## GIVEN TASK
Begin with the line that contains "Generate a Python" and continue down through the line that contains "from matplotlib.patches import Rectangle"; reproduce those lines exactly and only those.

-------- RECORDS PROVIDED --------

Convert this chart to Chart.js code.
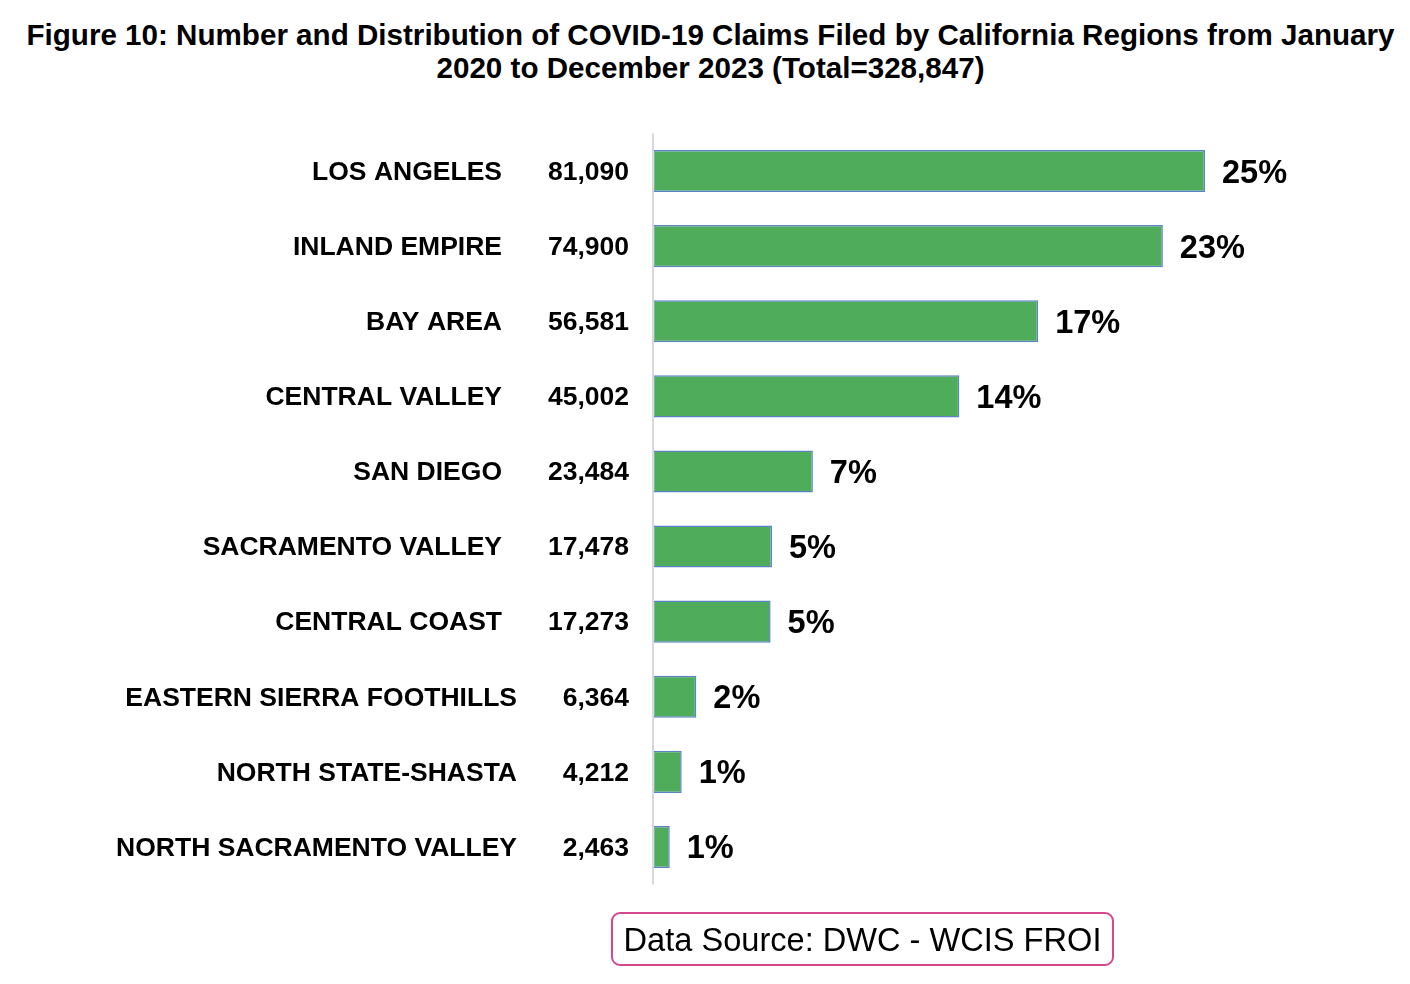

--------
-------- RECORDS PROVIDED --------

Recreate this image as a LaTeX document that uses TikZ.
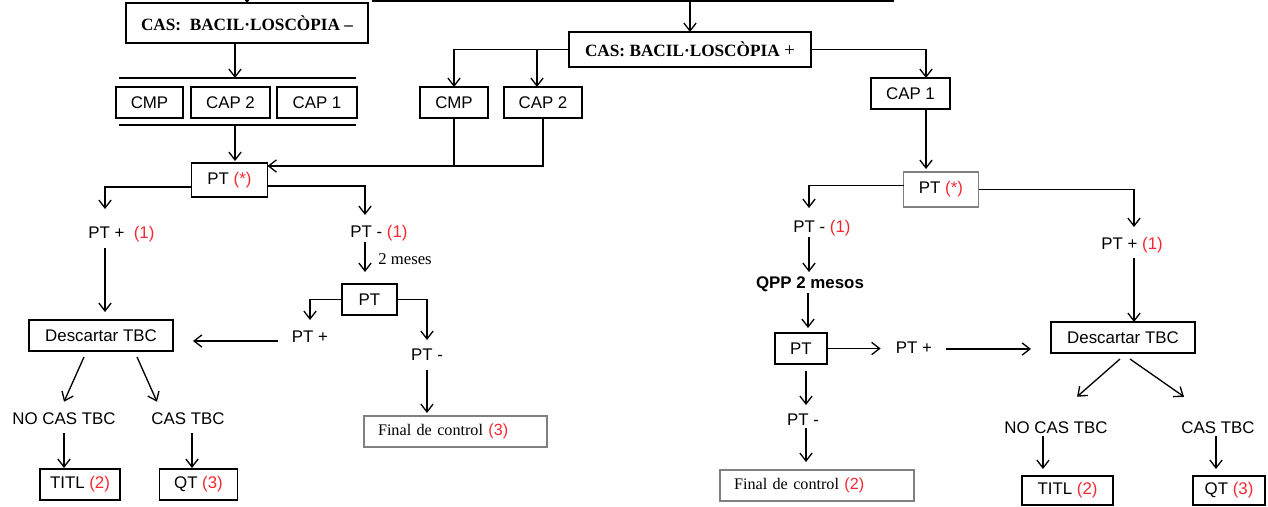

--------
-------- RECORDS PROVIDED --------

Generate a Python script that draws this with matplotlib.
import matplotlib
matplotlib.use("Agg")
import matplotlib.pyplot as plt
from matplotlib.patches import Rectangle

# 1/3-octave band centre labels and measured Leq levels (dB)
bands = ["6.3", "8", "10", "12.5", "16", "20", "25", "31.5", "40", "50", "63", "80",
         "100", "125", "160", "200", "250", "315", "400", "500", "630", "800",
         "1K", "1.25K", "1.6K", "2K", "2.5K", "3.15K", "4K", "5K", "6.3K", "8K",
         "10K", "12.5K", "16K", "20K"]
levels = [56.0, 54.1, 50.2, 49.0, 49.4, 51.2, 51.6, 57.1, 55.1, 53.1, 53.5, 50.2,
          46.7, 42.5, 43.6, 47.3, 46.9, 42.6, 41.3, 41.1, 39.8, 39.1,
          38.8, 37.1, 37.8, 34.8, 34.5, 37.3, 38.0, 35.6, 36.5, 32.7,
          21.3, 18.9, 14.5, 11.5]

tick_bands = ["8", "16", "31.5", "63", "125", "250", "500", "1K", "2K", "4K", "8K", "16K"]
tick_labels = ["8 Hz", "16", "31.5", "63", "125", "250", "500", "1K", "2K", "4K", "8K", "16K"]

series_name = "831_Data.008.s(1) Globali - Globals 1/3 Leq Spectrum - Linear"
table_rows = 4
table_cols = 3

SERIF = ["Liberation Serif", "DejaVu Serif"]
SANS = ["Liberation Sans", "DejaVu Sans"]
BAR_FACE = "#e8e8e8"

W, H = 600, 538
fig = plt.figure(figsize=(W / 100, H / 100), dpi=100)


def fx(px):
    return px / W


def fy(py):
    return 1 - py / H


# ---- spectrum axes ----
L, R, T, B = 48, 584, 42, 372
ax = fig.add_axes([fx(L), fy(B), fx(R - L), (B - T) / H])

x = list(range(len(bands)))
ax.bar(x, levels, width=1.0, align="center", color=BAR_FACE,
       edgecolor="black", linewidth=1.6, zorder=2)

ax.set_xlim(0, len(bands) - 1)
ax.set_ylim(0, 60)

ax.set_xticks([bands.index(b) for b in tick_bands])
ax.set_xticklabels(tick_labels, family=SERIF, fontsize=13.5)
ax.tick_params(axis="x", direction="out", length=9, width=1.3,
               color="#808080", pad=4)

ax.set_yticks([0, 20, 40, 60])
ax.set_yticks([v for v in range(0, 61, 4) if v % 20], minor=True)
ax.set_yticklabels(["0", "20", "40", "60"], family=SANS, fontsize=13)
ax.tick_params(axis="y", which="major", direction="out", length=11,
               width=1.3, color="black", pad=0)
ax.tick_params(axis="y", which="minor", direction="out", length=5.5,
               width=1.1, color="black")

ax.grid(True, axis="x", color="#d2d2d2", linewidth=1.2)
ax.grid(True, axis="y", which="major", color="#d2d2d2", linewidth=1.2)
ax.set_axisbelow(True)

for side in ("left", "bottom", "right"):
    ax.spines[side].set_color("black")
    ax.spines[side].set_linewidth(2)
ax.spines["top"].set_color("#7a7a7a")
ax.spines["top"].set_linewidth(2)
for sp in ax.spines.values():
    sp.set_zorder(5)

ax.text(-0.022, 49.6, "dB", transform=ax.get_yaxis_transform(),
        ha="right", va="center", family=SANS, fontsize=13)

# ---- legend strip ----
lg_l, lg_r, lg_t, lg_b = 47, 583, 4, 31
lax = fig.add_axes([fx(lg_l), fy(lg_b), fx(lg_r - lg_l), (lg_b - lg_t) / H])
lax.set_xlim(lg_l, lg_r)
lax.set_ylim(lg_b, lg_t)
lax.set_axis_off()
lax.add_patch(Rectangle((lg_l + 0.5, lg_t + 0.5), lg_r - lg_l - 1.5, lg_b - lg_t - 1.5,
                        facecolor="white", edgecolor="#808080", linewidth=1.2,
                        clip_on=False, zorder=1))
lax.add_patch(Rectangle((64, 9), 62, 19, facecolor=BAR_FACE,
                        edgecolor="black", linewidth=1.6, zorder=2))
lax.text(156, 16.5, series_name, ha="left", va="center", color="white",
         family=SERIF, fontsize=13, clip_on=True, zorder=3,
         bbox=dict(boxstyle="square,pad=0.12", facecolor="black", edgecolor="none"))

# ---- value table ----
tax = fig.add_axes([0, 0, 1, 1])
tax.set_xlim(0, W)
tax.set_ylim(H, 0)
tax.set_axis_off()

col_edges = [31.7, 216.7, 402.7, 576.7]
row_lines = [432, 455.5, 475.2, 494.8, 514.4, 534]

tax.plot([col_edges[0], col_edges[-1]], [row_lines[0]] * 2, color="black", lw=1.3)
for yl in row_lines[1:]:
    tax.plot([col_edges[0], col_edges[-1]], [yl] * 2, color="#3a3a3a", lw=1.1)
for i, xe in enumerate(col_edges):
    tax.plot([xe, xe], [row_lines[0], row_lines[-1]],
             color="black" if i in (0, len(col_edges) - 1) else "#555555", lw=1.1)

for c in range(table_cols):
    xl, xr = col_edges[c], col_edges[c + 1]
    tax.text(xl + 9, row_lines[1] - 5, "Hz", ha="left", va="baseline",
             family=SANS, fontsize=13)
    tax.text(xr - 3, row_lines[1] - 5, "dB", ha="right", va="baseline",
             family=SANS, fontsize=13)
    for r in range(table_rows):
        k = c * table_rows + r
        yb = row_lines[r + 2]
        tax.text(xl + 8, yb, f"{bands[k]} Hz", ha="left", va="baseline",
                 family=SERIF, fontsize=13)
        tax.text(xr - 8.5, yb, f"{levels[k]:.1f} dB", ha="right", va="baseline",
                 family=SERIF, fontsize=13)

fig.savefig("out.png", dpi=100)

--------

## FINISHED ANSWER
Generate a Python script that draws this with matplotlib.
import matplotlib
matplotlib.use("Agg")
import matplotlib.pyplot as plt
from matplotlib.patches import Rectangle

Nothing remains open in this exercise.